En esa línea, la financiación por parte de las empresas de iniciativas de las organizaciones no gubernamentales y sociales puede contribuir efectivamente en el fortalecimiento de procesos comunitarios, pero solamente pueden tener feliz término cuando las organizaciones mantienen su autonomía, y ello es más probable de conseguirse con la participación de empresas de propiedad del Estado, antes que con empresas del sector privado, puesto que su naturaleza misma –el lucro económico- entra en cuestión respecto de acciones que no les representa de modo inmediato ingresos financieros.

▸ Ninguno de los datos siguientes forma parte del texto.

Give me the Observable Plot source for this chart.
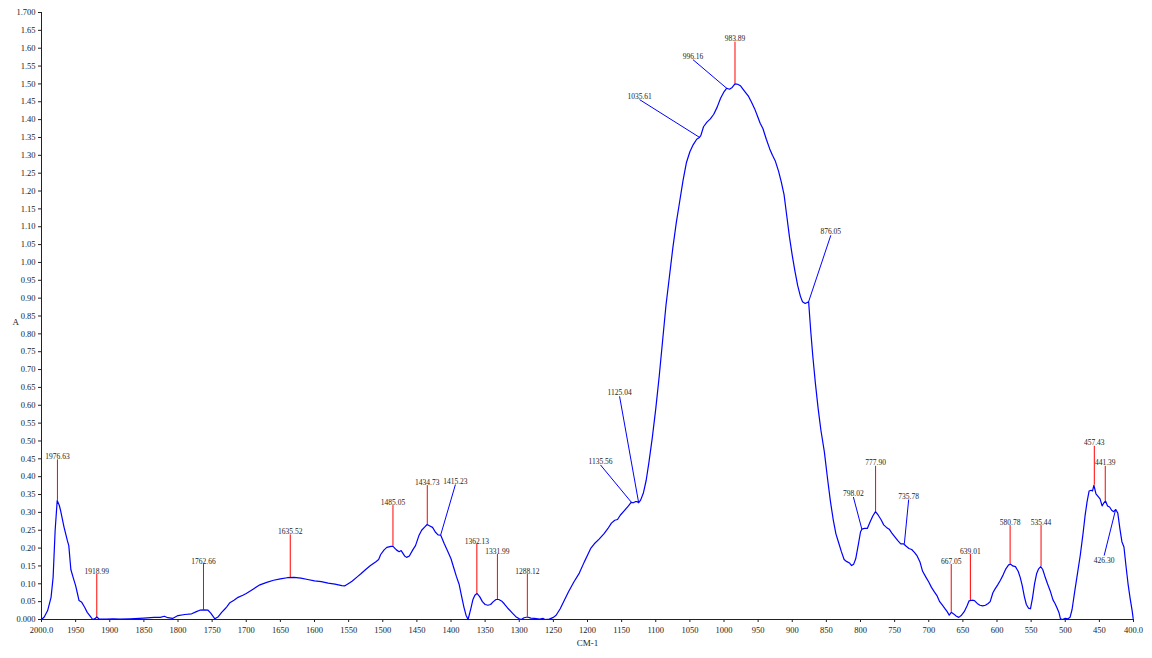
<!DOCTYPE html>
<html><head><meta charset="utf-8">
<script src="https://cdn.jsdelivr.net/npm/d3@7"></script>
<script src="https://cdn.jsdelivr.net/npm/@observablehq/plot@0.6"></script>
<style>body{margin:0;background:#fff;} svg{display:block}</style>
</head><body><div id="chart"></div>
<script>
// Spectrum (wavenumber cm-1, absorbance)
const wavenumber = [2000,1996,1991,1986,1983,1980,1977,1974,1972,1967,1962,1960,1957,1954,1950,1947,1945,1941,1937,1933,1929,1925,1921,1919,1916,1905,1895,1885,1870,1850,1835,1826,1820,1815,1808,1800,1790,1780,1773,1768,1762,1756,1752,1746,1741,1736,1731,1728,1724,1718,1712,1705,1700,1690,1680,1670,1660,1650,1640,1630,1620,1610,1600,1590,1580,1570,1560,1556,1550,1545,1537,1532,1525,1518,1510,1506,1503,1498,1494,1488,1485,1480,1476,1473,1468,1465,1461,1456,1452,1447,1443,1438,1435,1431,1427,1423,1419,1415,1410,1405,1400,1396,1392,1388,1385,1381,1378,1375,1371,1368,1365,1362,1358,1354,1350,1346,1342,1338,1334,1330,1326,1322,1316,1310,1305,1300,1297,1293,1288,1283,1278,1270,1265,1262,1256,1250,1246,1240,1235,1228,1220,1212,1205,1200,1195,1190,1183,1176,1170,1165,1160,1156,1152,1146,1140,1136,1133,1130,1127,1125,1122,1118,1114,1110,1105,1100,1095,1090,1085,1080,1075,1070,1065,1060,1055,1050,1045,1040,1036,1034,1030,1025,1020,1015,1010,1005,1000,996,992,988,984,980,976,972,968,964,960,955,951,947,943,938,933,929,925,920,916,912,908,904,900,896,892,888,885,881,878,876,873,870,866,862,858,853,848,844,840,836,832,828,824,820,816,813,810,807,803,800,798,794,790,786,782,778,774,770,766,762,758,754,750,745,741,737,733,729,725,721,717,713,709,704,700,696,692,688,684,680,676,673,670,667,663,660,656,652,648,644,641,637,633,629,625,621,617,613,610,606,603,599,595,591,587,583,580,577,573,569,566,563,560,557,554,551,548,545,542,539,536,533,530,526,522,518,515,512,509,507,504,500,496,493,490,486,482,478,474,471,468,465,462,460,458,455,452,449,446,444,441,438,435,432,429,426,423,420,417,414,411,408,405,402,400.5];
const absorbance = [0.000,0.007,0.025,0.062,0.118,0.25,0.333,0.320,0.305,0.259,0.22,0.207,0.14,0.12,0.095,0.07,0.053,0.048,0.035,0.02,0.01,0.000,0.003,0.007,0.002,0.001,0.002,0.001,0.002,0.004,0.006,0.006,0.009,0.005,0.003,0.011,0.014,0.016,0.022,0.026,0.027,0.026,0.018,0.002,0.008,0.02,0.03,0.037,0.047,0.054,0.062,0.068,0.073,0.085,0.097,0.104,0.110,0.114,0.117,0.118,0.116,0.112,0.108,0.106,0.102,0.099,0.095,0.094,0.101,0.107,0.12,0.128,0.14,0.151,0.162,0.168,0.182,0.195,0.202,0.205,0.205,0.195,0.19,0.193,0.178,0.174,0.178,0.195,0.207,0.235,0.25,0.26,0.266,0.262,0.258,0.245,0.237,0.236,0.213,0.192,0.17,0.145,0.12,0.098,0.07,0.034,0.012,0.000,0.03,0.055,0.068,0.073,0.064,0.05,0.042,0.04,0.042,0.05,0.056,0.056,0.052,0.044,0.03,0.018,0.008,0.002,0.000,0.005,0.007,0.004,0.003,0.001,0.003,0.000,0.001,0.006,0.012,0.03,0.05,0.077,0.105,0.13,0.16,0.18,0.2,0.212,0.225,0.24,0.255,0.27,0.278,0.28,0.292,0.305,0.318,0.328,0.327,0.33,0.33,0.327,0.335,0.355,0.39,0.44,0.51,0.59,0.68,0.78,0.88,0.96,1.04,1.11,1.17,1.23,1.28,1.31,1.33,1.345,1.35,1.355,1.38,1.393,1.402,1.415,1.435,1.46,1.478,1.488,1.485,1.49,1.5,1.499,1.495,1.485,1.475,1.465,1.45,1.43,1.41,1.39,1.375,1.345,1.318,1.3,1.285,1.255,1.225,1.19,1.13,1.07,1.02,0.975,0.935,0.905,0.89,0.885,0.888,0.89,0.81,0.74,0.66,0.59,0.53,0.47,0.39,0.33,0.28,0.24,0.215,0.19,0.168,0.162,0.158,0.151,0.155,0.17,0.212,0.245,0.253,0.255,0.255,0.273,0.29,0.302,0.292,0.28,0.265,0.258,0.253,0.242,0.232,0.22,0.212,0.212,0.205,0.199,0.196,0.188,0.178,0.162,0.135,0.118,0.105,0.09,0.078,0.067,0.05,0.04,0.03,0.022,0.012,0.02,0.015,0.01,0.006,0.012,0.022,0.038,0.052,0.054,0.053,0.045,0.04,0.038,0.04,0.045,0.05,0.075,0.085,0.097,0.11,0.125,0.142,0.153,0.155,0.15,0.148,0.135,0.118,0.095,0.065,0.042,0.032,0.03,0.06,0.1,0.128,0.142,0.148,0.14,0.122,0.1,0.08,0.055,0.045,0.032,0.018,0.002,0.000,0.003,0.002,0.006,0.028,0.08,0.13,0.18,0.24,0.29,0.33,0.36,0.362,0.36,0.376,0.352,0.345,0.338,0.318,0.325,0.332,0.318,0.315,0.306,0.302,0.308,0.298,0.255,0.218,0.203,0.15,0.1,0.06,0.025,0.003];

// Peak labels drawn with vertical red markers
const redLabels = ["1976.63","1918.99","1762.66","1635.52","1485.05","1434.73","1362.13","1331.99","1288.12","983.89","777.90","667.05","639.01","580.78","535.44","457.43","441.39"];
const redPeakX = [1976.63,1918.99,1762.66,1635.52,1485.05,1434.73,1362.13,1331.99,1288.12,983.89,777.90,667.05,639.01,580.78,535.44,457.43,441.39];
const redPeakY = [0.333,0.005,0.027,0.117,0.205,0.265,0.073,0.056,0.007,1.50,0.302,0.02,0.053,0.155,0.148,0.376,0.332];
const redTopY = [0.447,0.126,0.154,0.237,0.319,0.375,0.21,0.182,0.126,1.617,0.429,0.154,0.182,0.263,0.263,0.485,0.429];

// Peak labels drawn with slanted blue leaders
const blueLabels = ["1415.23","1135.56","1125.04","1035.61","996.16","876.05","798.02","735.78","426.30"];
const bluePeakX = [1415.23,1135.56,1125.04,1035.61,996.16,876.05,798.02,735.78,426.30];
const bluePeakY = [0.236,0.328,0.327,1.35,1.488,0.89,0.253,0.212,0.307];
const blueLabelX = [1393.5,1181,1153,1123.7,1045.5,843.5,810.4,729.4,443];
const blueLabelY = [0.378,0.433,0.625,1.456,1.568,1.076,0.343,0.336,0.179];
const blueBelow = [false,false,false,false,false,false,false,false,true];

const xTicks = d3.range(2000, 399, -50);
const yTicks = d3.range(0, 35).map(i => +(i * 0.05).toFixed(2));

const spectrum = wavenumber.map((w, i) => ({w, a: absorbance[i]}));
const reds = redLabels.map((t, i) => ({t, x: redPeakX[i], y1: redPeakY[i], y2: redTopY[i]}));
const blues = blueLabels.map((t, i) => ({t, x1: bluePeakX[i], y1: bluePeakY[i], x2: blueLabelX[i], y2: blueLabelY[i], below: blueBelow[i]}));

const serif = "'Liberation Serif', 'Times New Roman', serif";

const chart = Plot.plot({
  width: 1152,
  height: 658,
  marginLeft: 41,
  marginRight: 19,
  marginTop: 12,
  marginBottom: 39,
  style: {fontFamily: serif, fontSize: "8.5px", color: "#222", background: "#fff"},
  x: {domain: [2000, 400]},
  y: {domain: [0, 1.7]},
  marks: [
    Plot.axisY({ticks: yTicks, tickSize: 3, tickPadding: 3, label: null,
      tickFormat: d => (d === 0 || Math.abs(d - 1.7) < 1e-9) ? d.toFixed(3) : d.toFixed(2)}),
    Plot.axisX({ticks: xTicks, tickSize: 3, tickPadding: 4, label: null,
      tickFormat: d => (d === 2000 || d === 400) ? d.toFixed(1) : String(d)}),
    Plot.ruleX([2000], {y1: 0, y2: 1.7, stroke: "#222"}),
    Plot.ruleY([0], {x1: 2000, x2: 400, stroke: "#222"}),
    Plot.ruleX(reds, {x: "x", y1: "y1", y2: "y2", stroke: "#ff0000", strokeWidth: 1}),
    Plot.link(blues, {x1: "x1", y1: "y1", x2: "x2", y2: "y2", stroke: "#0000ff", strokeWidth: 1}),
    Plot.line(spectrum, {x: "w", y: "a", stroke: "#0000ff", strokeWidth: 1.2}),
    Plot.text(reds, {x: "x", y: "y2", text: "t", lineAnchor: "bottom", dy: -1, fontSize: 7.5, fill: "#222"}),
    Plot.text(blues.filter(d => !d.below), {x: "x2", y: "y2", text: "t", lineAnchor: "bottom", dy: -1, fontSize: 7.5, fill: "#222"}),
    Plot.text(blues.filter(d => d.below), {x: "x2", y: "y2", text: "t", lineAnchor: "top", dy: 2, fontSize: 7.5, fill: "#222"}),
    Plot.text(["A"], {frameAnchor: "left", dx: -29, dy: 6, fontSize: 9, fill: "#222"}),
    Plot.text(["CM-1"], {frameAnchor: "bottom", dy: 26, fontSize: 9, fill: "#222"})
  ]
});
document.getElementById("chart").append(chart);
</script>
</body></html>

Entender que no toda acción de RSE es necesariamente una apuesta por los derechos humanos y que no toda alianza empresarial tiene por finalidad el respeto por los derechos adquiridos –ancestrales y legales- por las comunidades, es el tema que ocupa las agendas de muchas organizaciones locales que se ven enfrentadas a las presiones de las empresas y las autoridades estatales por iniciar o mantener buenas relaciones, en especial si no se han surtido con todos sus requisitos los procesos de consulta previa, libre e informada (a comunidades garífunas, negras, o afrodescendientes y a pueblos indígenas), o se han llevado ante la justicia los casos de daño ambiental y social y sobre todo, se ha obtenido remedio a los abusos de derechos humanos en los cuales están implicadas las empresas o sus subcontratistas.

En conclusión, no puede hablarse de RSE sin remitirse a una discusión más amplia y fundada en el marco internacional de los derechos humanos para poder establecer relaciones de respeto entre dos actores cuya asimetría en términos de poder demanda un ejercicio serio de las obligaciones de respeto y remediación, al lado del deber de respeto de los derechos humanos por el Estado.